Governor Greg Abbott has announced his plan to prevent another tragedy like the Santa Fe school shooting. Eight students and two substitute teachers were killed in that rampage earlier this month.
The plan was developed after several roundtable discussions with students, teachers, law enforcement, and victims of school shootings. Governor Abbott announced it alongside state and local leaders at press conferences in Dallas and San Marcos today.
"This plan is a starting point, not an ending point," Governor Abbott said. "It provides strategies that can be used before the next school year begins to keep our students safe when they return to school. This plan will make our schools safer and our communities safer."

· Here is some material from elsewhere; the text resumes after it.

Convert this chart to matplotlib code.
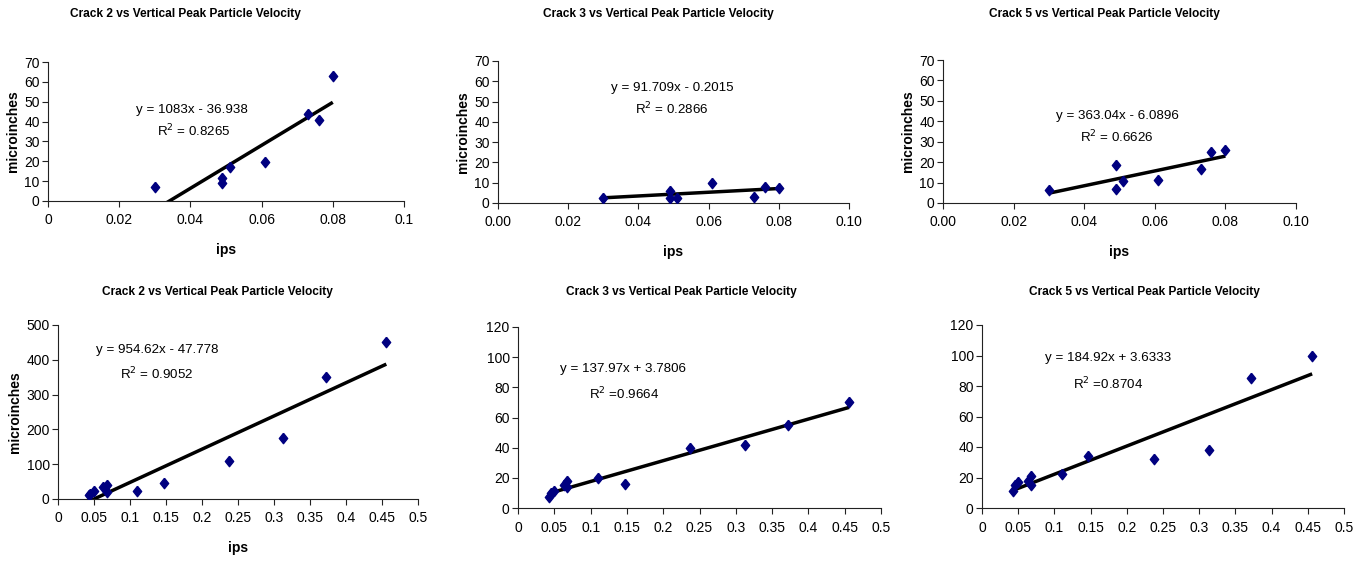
import numpy as np
import matplotlib
matplotlib.use("Agg")
import matplotlib.pyplot as plt
from matplotlib.ticker import FormatStrFormatter

plt.rcParams['font.family'] = ['Liberation Sans', 'DejaVu Sans']

W, H = 1371, 564

# --- data ---
ppv_small = [0.030, 0.049, 0.049, 0.051, 0.061, 0.073, 0.076, 0.080]
crack2_small = [7, 9, 11.5, 17, 19.5, 44, 41, 63]
crack3_small = [2.5, 6, 2.5, 2.5, 10, 3, 8, 7.5]
crack5_small = [6.5, 18.5, 7, 11, 11.5, 16.5, 25, 26]

ppv_large = [0.043, 0.045, 0.050, 0.063, 0.068, 0.068, 0.110, 0.147,
             0.237, 0.313, 0.372, 0.456]
crack2_large = [12, 15, 22, 35, 40, 20, 23, 47, 110, 175, 350, 450]
crack3_large = [7, 10, 11, 15, 18, 14, 20, 16, 40, 42, 55, 70]
crack5_large = [11, 15, 17, 18, 21, 15, 22, 34, 32, 38, 85, 100]

titles = ["Crack 2 vs Vertical Peak Particle Velocity",
          "Crack 3 vs Vertical Peak Particle Velocity",
          "Crack 5 vs Vertical Peak Particle Velocity"] * 2
slopes = [1083, 91.709, 363.04, 954.62, 137.97, 184.92]
intercepts = [-36.938, -0.2015, -6.0896, -47.778, 3.7806, 3.6333]
equations = ["y = 1083x - 36.938", "y = 91.709x - 0.2015", "y = 363.04x - 6.0896",
             "y = 954.62x - 47.778", "y = 137.97x + 3.7806", "y = 184.92x + 3.6333"]
r_squared = ["R$^2$ = 0.8265", "R$^2$ = 0.2866", "R$^2$ = 0.6626",
             "R$^2$ = 0.9052", "R$^2$ =0.9664", "R$^2$ =0.8704"]

panels = [
    (ppv_small, crack2_small), (ppv_small, crack3_small), (ppv_small, crack5_small),
    (ppv_large, crack2_large), (ppv_large, crack3_large), (ppv_large, crack5_large),
]

# layout in pixels: left, right, top, bottom of each plot area
boxes = [(48, 404, 62, 201), (498, 849, 61, 203), (943, 1296, 60, 203),
         (58, 418, 325, 499), (518, 881, 327, 508), (982, 1344, 325, 508)]
title_pos = [(185, 14), (658, 14), (1104, 14), (217, 292), (681, 292), (1144, 292)]
eq_pos = [(192, 110), (672, 88), (1117, 116), (157, 350), (623, 369), (1108, 358)]
r2_pos = [(194, 131), (672, 109), (1117, 137), (157, 374), (624, 394), (1108, 384)]
ylims = [70, 70, 70, 500, 120, 120]
ysteps = [10, 10, 10, 100, 20, 20]
xlims = [0.1, 0.1, 0.1, 0.5, 0.5, 0.5]
xsteps = [0.02, 0.02, 0.02, 0.05, 0.05, 0.05]
xfmt = [None, '%.2f', '%.2f', None, None, None]

diamond = [(0, 1), (0.8, 0), (0, -1), (-0.8, 0), (0, 1)]

fig = plt.figure(figsize=(W / 100, H / 100), dpi=100)

for i, (xs, ys) in enumerate(panels):
    l, r, t, b = boxes[i]
    ax = fig.add_axes([l / W, 1 - b / H, (r - l) / W, (b - t) / H])
    ax.plot(xs, ys, linestyle='none', marker=diamond, markersize=7.5,
            color='#000080', zorder=3)
    xline = np.array([min(xs), max(xs)])
    ax.plot(xline, slopes[i] * xline + intercepts[i], color='black',
            linewidth=2.5, zorder=2, solid_capstyle='butt')
    ax.set_xlim(0, xlims[i])
    ax.set_ylim(0, ylims[i])
    xt = np.arange(0, xlims[i] + 1e-9, xsteps[i]).round(2)
    ax.set_xticks(xt)
    ax.set_yticks(np.arange(0, ylims[i] + 1e-9, ysteps[i]))
    if xfmt[i]:
        ax.xaxis.set_major_formatter(FormatStrFormatter(xfmt[i]))
    else:
        ax.set_xticklabels(['%g' % v for v in xt])
    for side in ['top', 'right']:
        ax.spines[side].set_visible(False)
    for side in ['left', 'bottom']:
        ax.spines[side].set_linewidth(0.8)
        ax.spines[side].set_color('#222222')
    ax.tick_params(direction='out', length=4, width=0.8, labelsize=10,
                   colors='#222222', labelcolor='black')
    ax.tick_params(axis='y', pad=2)
    ax.tick_params(axis='x', pad=5)
    if i < 4:
        ax.set_ylabel('microinches', fontsize=10, fontweight='bold', labelpad=3)
        ax.set_xlabel('ips', fontsize=10, fontweight='bold', labelpad=11)
    ax.set_facecolor('none')

    fig.text(title_pos[i][0] / W, 1 - title_pos[i][1] / H, titles[i],
             ha='center', va='center', fontsize=8.6, fontweight='bold')
    fig.text(eq_pos[i][0] / W, 1 - eq_pos[i][1] / H, equations[i],
             ha='center', va='center', fontsize=9.6)
    fig.text(r2_pos[i][0] / W, 1 - r2_pos[i][1] / H, r_squared[i],
             ha='center', va='center', fontsize=9.6)

fig.savefig('out.png', dpi=100)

With that objective, the Governor laid out 40 recommendations for preventing shootings in Texas schools in the new "School and Firearm Safety Action Plan."
One key recommendation is a greater law enforcement presence at schools to respond to emergencies.
Another is expanding the School Marshall Program, which would allow teachers and educators to carry concealed firearms.
The plan would also harden school security, with fewer points of entry, and an alarm system specifically for an active shooter situation.
Governor Abbott also discussed increasing mental health resources, specifically, a program that would remove students that make threats from schools.
After reaffirming that he is a staunch supporter of the right to bear arms, Governor Abbott also discussed reassessing Texas gun laws.
One idea is implementing a "red flag law," which would allow someone to petition for the removal of a firearm from a potentially dangerous person, after due process.
Another idea is redefining a child as 17 and under, and requiring parents to lock up firearms around 17-year-olds. Abbott noted that the Santa Fe gunman was that age.
The Governor’s plan would allocate 120 million dollars in funding to these efforts, with the hope that many safety recommendations could be implemented before the beginning of the next school year.
He added that additional state and federal funding would be needed to further enhance the safety recommendations in the future.